Cluster centers and $\varepsilon$ are generally pretrained and remain fixed; retraining SALAD on target data does not yield further improvement (Gonzalez et al., 7 Nov 2025). Descriptor dimensionality (e.g., $K d$ ) can be reduced post hoc (e.g., PCA to $8192$) without significant performance loss.

6. Extensions Across Modalities and Tasks

SALAD aggregation with DINOv2 features extends beyond image retrieval:

Medical Imaging: Attention-based slice aggregation addresses limited labeled data and class imbalance (Rafsani et al., 15 Sep 2025). Composite loss functions blend cross-entropy, supervised contrastive, and class-variance regularization to improve inter-class separability and compactness of volume-level embeddings.
Logical Anomaly Detection: Composition map segmentation exploits DINOv2 self-supervised embeddings, clustering, and mask proposal fusion (SAM-HQ) to create semantic part maps; these are processed by UNet discriminative networks and Mahalanobis anomaly scoring in multi-branch architectures (Fučka et al., 2 Sep 2025).
SLAM and Multi-modal Fusion: In planetary environments, DINOv2+SALAD screens visual candidates for pose estimation, fusing with geometric LiDAR descriptors for reliable loop closures without GNSS (Gonzalez et al., 7 Nov 2025). Compared to raw DINOv2, SALAD's OT assignment yields more interpretable, discriminative correspondences.

A plausible implication is that SALAD’s entropic regularization and dustbin mechanism offer generalizable pooling for any task requiring compact, context-weighted descriptors from foundation model features.

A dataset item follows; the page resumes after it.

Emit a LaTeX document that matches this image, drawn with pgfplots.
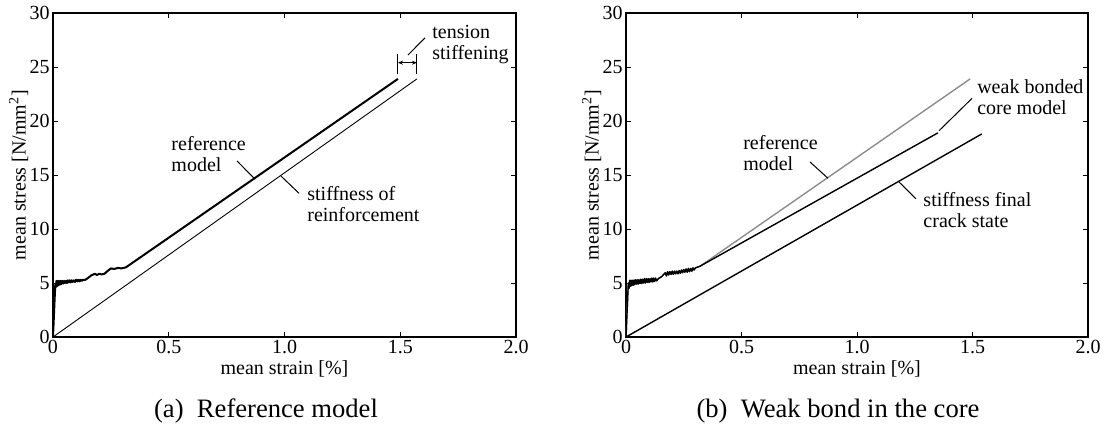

7. Limitations and Ongoing Developments

SALAD’s assignment matrix assumes mass conservation and may be sensitive to cluster number $M$ and regularization parameter $\varepsilon$ ; optimal settings vary by domain and data regime. For highly imbalanced or noisy inputs, dustbin assignment may be crucial. In low-data medical regimes, domain-adaptive DINOv2 pretraining is proposed for further gains (Rafsani et al., 15 Sep 2025). Retraining cluster centers on small target sets generally degrades performance, suggesting the generality of large foundation-model pretraining (Gonzalez et al., 7 Nov 2025). Integration with multimodal (e.g., PET, clinical scores) or hierarchical attention is suggested for future work.

SALAD’s interchangeability for attention pooling, VLAD-style aggregation, or Mahalanobis scoring enables flexible architectures for anomaly detection, classification, or retrieval. The combination of DINOv2 and SALAD currently sets a standard for single-stage visual representation in diverse, challenging domains.